Mystery of the Month – The Hidden Hours

I’ve been searching for a book like The Hidden Hours by Sara Foster. It has all the elements of a cracking mystery – a dead body in the first chapter, a vulnerable protagonist you’re not sure if you can trust, a list of dubious murder suspects and my favourite possible setting for a murder mystery – London.

The Hidden Hours is the fifth psychological suspense novel from bestselling author Sara Foster. Her third novel Shallow Breath was long listed for the 2013 Davitt Award and having previously worked as an editor, Foster knows how to craft a compelling story.

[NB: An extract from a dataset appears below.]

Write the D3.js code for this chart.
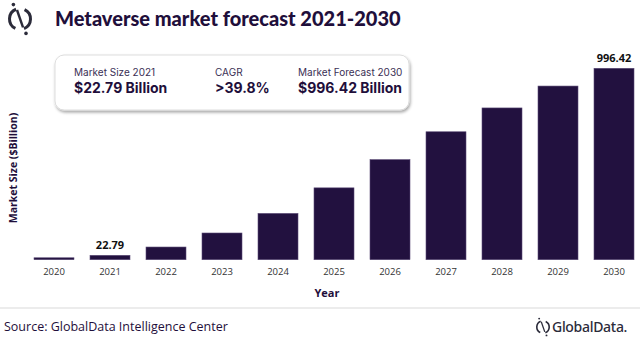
<!DOCTYPE html>
<html>
<head>
<meta charset="utf-8">
<script src="https://cdn.jsdelivr.net/npm/d3@7"></script>
<style>
  body { margin: 0; background: #fff; }
  svg { display: block; }
</style>
</head>
<body>
<div id="chart"></div>
<script>
// data
var years = ["2020", "2021", "2022", "2023", "2024", "2025", "2026", "2027", "2028", "2029", "2030"];
var marketSize = [10, 22.79, 66, 139, 241, 374, 521, 666, 790, 904, 996.42];
var labelled = ["2021", "2030"];

var boxLabels = ["Market Size 2021", "CAGR", "Market Forecast 2030"];
var boxValues = ["$22.79 Billion", ">39.8%", "$996.42 Billion"];

var dark = "#1f0f3b";
var width = 640, height = 340;

var svg = d3.select("#chart").append("svg")
    .attr("width", width)
    .attr("height", height);

var defs = svg.append("defs");
var f = defs.append("filter").attr("id", "shadow")
    .attr("x", "-10%").attr("y", "-20%").attr("width", "120%").attr("height", "150%");
f.append("feDropShadow").attr("dx", 1).attr("dy", 2).attr("stdDeviation", 1.5)
    .attr("flood-color", "#000").attr("flood-opacity", 0.35);

// little globe logo, used in header and footer
function drawLogo(g, r, w) {
    g.append("path")
        .attr("d", d3.arc()({innerRadius: r - w, outerRadius: r, startAngle: 0.45, endAngle: 2.75}))
        .attr("fill", "#2b2b3a");
    g.append("path")
        .attr("d", d3.arc()({innerRadius: r - w, outerRadius: r, startAngle: 3.6, endAngle: 5.9}))
        .attr("fill", "#2b2b3a");
    g.append("line")
        .attr("x1", -r * 0.25).attr("y1", -r * 0.75)
        .attr("x2", r * 0.25).attr("y2", r * 0.7)
        .attr("stroke", "#2b2b3a").attr("stroke-width", w * 0.8);
    g.append("circle").attr("cx", -r * 0.55).attr("cy", -r * 1.2).attr("r", w * 0.6).attr("fill", "#2b2b3a");
    g.append("circle").attr("cx", r * 0.5).attr("cy", r * 1.2).attr("r", w * 0.6).attr("fill", "#2b2b3a");
}

drawLogo(svg.append("g").attr("transform", "translate(20,19)"), 12, 3);

svg.append("text")
    .attr("x", 55).attr("y", 26)
    .attr("font-family", "Lato, 'Open Sans', sans-serif")
    .attr("font-weight", 900)
    .attr("font-size", 20)
    .attr("fill", dark)
    .text("Metaverse market forecast 2021-2030");

// scales
var x = d3.scaleBand()
    .domain(years)
    .range([26, 642])
    .paddingInner(0.286)
    .paddingOuter(0.143);

var y = d3.scaleLinear()
    .domain([0, 996.42])
    .range([259.7, 68.3]);

// bars
svg.selectAll("rect.bar")
    .data(years)
    .enter()
    .append("rect")
    .attr("class", "bar")
    .attr("x", d => x(d))
    .attr("y", (d, i) => y(marketSize[i]))
    .attr("width", x.bandwidth())
    .attr("height", (d, i) => y(0) - y(marketSize[i]))
    .attr("fill", "#22113f")
    .attr("stroke", "#5a4a75")
    .attr("stroke-width", 0.6);

// value labels
svg.selectAll("text.val")
    .data(years.filter(d => labelled.indexOf(d) >= 0))
    .enter()
    .append("text")
    .attr("class", "val")
    .attr("x", d => x(d) + x.bandwidth() / 2)
    .attr("y", d => y(marketSize[years.indexOf(d)]) - 6)
    .attr("text-anchor", "middle")
    .attr("font-family", "'Open Sans', sans-serif")
    .attr("font-weight", 700)
    .attr("font-size", 11)
    .attr("fill", "#111")
    .text(d => marketSize[years.indexOf(d)].toFixed(2));

// x axis
var xAxis = svg.append("g")
    .attr("transform", "translate(0," + y(0) + ")")
    .call(d3.axisBottom(x).tickSize(0).tickPadding(9));
xAxis.select(".domain").remove();
xAxis.selectAll("text")
    .attr("font-family", "'Open Sans', sans-serif")
    .attr("font-size", 9.5)
    .attr("fill", "#333");

svg.append("text")
    .attr("x", 327).attr("y", 297)
    .attr("text-anchor", "middle")
    .attr("font-family", "'Open Sans', sans-serif")
    .attr("font-weight", 700)
    .attr("font-size", 11)
    .attr("fill", dark)
    .text("Year");

svg.append("text")
    .attr("transform", "translate(17,168) rotate(-90)")
    .attr("text-anchor", "middle")
    .attr("font-family", "'Open Sans', sans-serif")
    .attr("font-weight", 700)
    .attr("font-size", 10.5)
    .attr("fill", dark)
    .text("Market Size ($Billion)");

// summary box
svg.append("rect")
    .attr("x", 55).attr("y", 55)
    .attr("width", 354).attr("height", 55)
    .attr("rx", 9)
    .attr("fill", "#fff")
    .attr("stroke", "#ddd")
    .attr("filter", "url(#shadow)");

var boxX = [74, 215, 298];
boxLabels.forEach(function(l, i) {
    svg.append("text")
        .attr("x", boxX[i]).attr("y", 76)
        .attr("font-family", "Inter, sans-serif")
        .attr("font-size", 10)
        .attr("fill", "#3a2f55")
        .text(l);
    svg.append("text")
        .attr("x", boxX[i]).attr("y", 93)
        .attr("font-family", "Inter, sans-serif")
        .attr("font-weight", 700)
        .attr("font-size", 14)
        .attr("fill", dark)
        .text(boxValues[i]);
});

// footer
svg.append("line")
    .attr("x1", 0).attr("x2", width)
    .attr("y1", 308).attr("y2", 308)
    .attr("stroke", "#e6e6e6").attr("stroke-width", 1.5);

svg.append("text")
    .attr("x", 4).attr("y", 331)
    .attr("font-family", "'Open Sans', sans-serif")
    .attr("font-size", 12.5)
    .attr("fill", dark)
    .text("Source: GlobalData Intelligence Center");

drawLogo(svg.append("g").attr("transform", "translate(543,327)"), 7, 1.6);
svg.append("text")
    .attr("x", 552).attr("y", 332)
    .attr("font-family", "'Noto Sans', sans-serif")
    .attr("font-weight", 500)
    .attr("font-size", 14)
    .attr("letter-spacing", -0.3)
    .attr("fill", "#2b2b3a")
    .text("GlobalData.");
</script>
</body>
</html>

Her world is beginning to unravel, pulling at the threads that bind the husk of her nine-year-old self, exposing the cruel edges of all that the years have failed to smother.”

Eleanor Brennan is a troubled woman in her early twenties with a habit of blocking traumatic events from her memory, including a horrifying scene from her childhood. Unfortunately for Eleanor, she’s just become embroiled in another shocking incident – the murder of glamorous marketing director, Arabella Lane.

Having recently moved to London from Australia, Eleanor hopes to start her life anew. She lives with her uncle, Ian and his wife, the formidable Susan, who gets her a job temping at Parker & Lane, the publishing company of which she is CEO. Eleanor is unsure of her aunt and uncle, aware of friction between the two, but develops a fondness for their daughters, Naeve and Savannah.

Desperate to fit in, Eleanor attends the Parker & Lane Christmas party. But the morning after, its employees are informed that Arabella Lane’s body has been dragged out of the Thames.

Eleanor knows she spoke to Arabella at the party. But she can’t be sure about anything that happened after Arabella slipped something into her drink.

“She squeezes her eyes shut and replays the evening again. She tries to fill in more of the night, but the harder she chases the memories, the faster they run until everything is dark and empty. The void is terrifying.”

As with all good fictional murder victims, Arabella was ‘livin’ la vida loca’. Drugs, affairs, strained relationships – lots of people had a reason for wanting Arabella dead. But could Eleanor be in some way responsible? And if she isn’t, then why does she have something of Arabella’s – something personal and important – in her handbag?

The narrative switches between two time lines – Eleanor’s childhood in Australia in 2004 and 2005, which begins just over a quarter of the way through the story, and the current timeline in London in 2016. As a child, Eleanor and her increasingly distant older brother, Aiden, are living in a shed with their parents while her enthusiastic and “relentlessly positive” father builds them a house from scratch on a perfect square of bushland.

Eleanor is haunted by these memories from her childhood, as a lonely and friendless young girl. The relationship between her father and mother is eroding, her absent brother gets mixed up with the wrong crowd and then there’s Solomon – the mysterious old widower living on the next property, who takes an interest in Eleanor’s sketching.

The reader really wants to know – what happened to Eleanor when she was a child? Who killed Arabella? But Sara Foster isn’t ready to tell us yet. Information is drip fed, chapter by chapter, dragging out the tension so the reader is filled with a sense of dread and unease, and compelled to keep turning those pages.

“Things are turning full circle, she can feel it: the ground is unsteady, as though the world is about to shift again. Something is coming. She needs to be vigilant. She needs to be ready.”

The Hidden Hours is really a story about Eleanor and the two major crises that happen in her life – one in the past and one in the present. Both timelines are written in present tense, highlighting how the events of Eleanor’s past still affect her in the present.

At times Eleanor is so vulnerable she almost becomes frustrating, but it’s hard not to feel sorry for her, particularly her awkward desperation at the Christmas party – everyone around her is talking and laughing while “she could feel herself slowly sinking away from them, invisible, despite every inch of her straining to fit in.” Every introvert who’s gone stag to a party will know how Eleanor feels in this moment.

Sara Foster builds a three dimensional world for the story by starting each chapter with short anecdotes from the point of view of other characters connected to Arabella – a doorman at the hotel where Arabella took her lovers, the chief pathologist, passers-by who saw Arabella the night she died, her drug dealer, and the paparazzi.

Eleanor’s relationships with those around her are believable, including a tentative flirtation with Parker & Lane art director Will Clayton, and with her cousins, particularly astute Naeve in whom Eleanor sees some of herself, drawing parallels between Naeve’s relationship with Ian and Eleanor’s tenuous relationship with her own father.

I’m always impressed when I’m wrong about the identity of the killer. Even as the story neared its conclusion and the list of suspects had dwindled, I was still surprised when Eleanor’s hidden hours were finally revealed.

The Hidden Hours by Sara Foster is published by Simon & Schuster.